El trabajo de “mula” fronteriza suelen hacerlo chicas económicamente al borde, dispuestas a tragarse cerca de un centenar de cápsulas conteniendo lo que fuera (cocaína, en este caso) y defecarlas más tarde, limpiándolas y entregándolas al contratante, por una paga nunca justa. En las primeras escenas se la ve a Eva de Dominici como mula-mochilera, con esos ojos celestes, ese tipo algo lánguido que contrasta con su físico, el detalle del arito de alpaca, y hay algo que no pega. Conviene no darle bolilla a esa aparente incoherencia porque más tarde se explica, e incluso se la puede interpretar como un conflicto derivado de la ausencia paterna. Martina se encuentra en la localidad jujeña de Salvador Mazza, en la frontera con Bolivia, con un cadáver en la habitación de su hotel y un traficante que le exige por celular que le entregue todas las cápsulas. A lo único que atina la chica es a llamar a su padre (Alejandro Awada), que vive en Buenos Aires y no quiere saber nada con ir a rescatarla a ninguna frontera del país. Sobre todo porque Martina, fruto del estado de shock en que se halla, dice no saber en qué frontera está. Allí es donde el padre y el rol de padre encajan instintivamente, como piezas de un Rasti, y sólo será cuestión de esperar su llegada.
Cuando en la cabina telefónica Martina tiene primero una crisis de llanto, después una de nervios y enseguida algo parecido a un ataque de pánico, el espectador (este espectador, al menos), siente deseos de ingresar en la pantalla, hacerla reaccionar y volver a la butaca. En realidad es perfectamente comprensible que reaccione de esa manera, ya que se está comportando ante su padre como la nena que nunca tuvo ocasión de ser. De hecho, su conducta tiene éxito. Aunque narra ese reencuentro casi atávico, Sangre blanca es una historia que ocurre en presente, tal como sucedía con Deshora (2013), ópera prima de la realizadora y guionista salteña Bárbara Sarasola-Day.

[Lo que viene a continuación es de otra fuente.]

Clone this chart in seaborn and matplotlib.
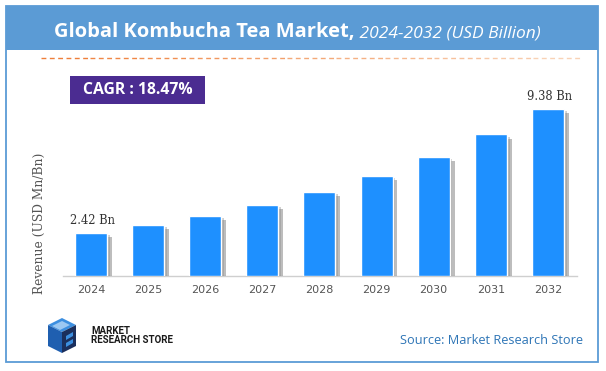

Está el tiempo de la espera del padre, por la noche, cuando Martina sale a recorrer las solitarias calles del pueblo, juega con unos videogames, va a una disco y termina durmiendo en casa de un muchacho del lugar, para evitar volver a su habitación-cementerio. Y está el tiempo de la acción, en el que el padre deberá tomar la poco agradable iniciativa de recolectar las cápsulas faltantes, con ayuda de Martina. La entrega a un traficante que tiene pinta de político intachable y una imagen final que sugiere que ahora sí la chica está en condiciones de integrarse al todo.
Sarasola-Day filma con seguridad y pericia técnica, los ambientes son convenientemente oscuros y raídos, Awada confirma que las sobreactuaciones quedaron definitivamente atrás y De Dominici muestra las necesarias agallas, con perdón por la expresión en este caso.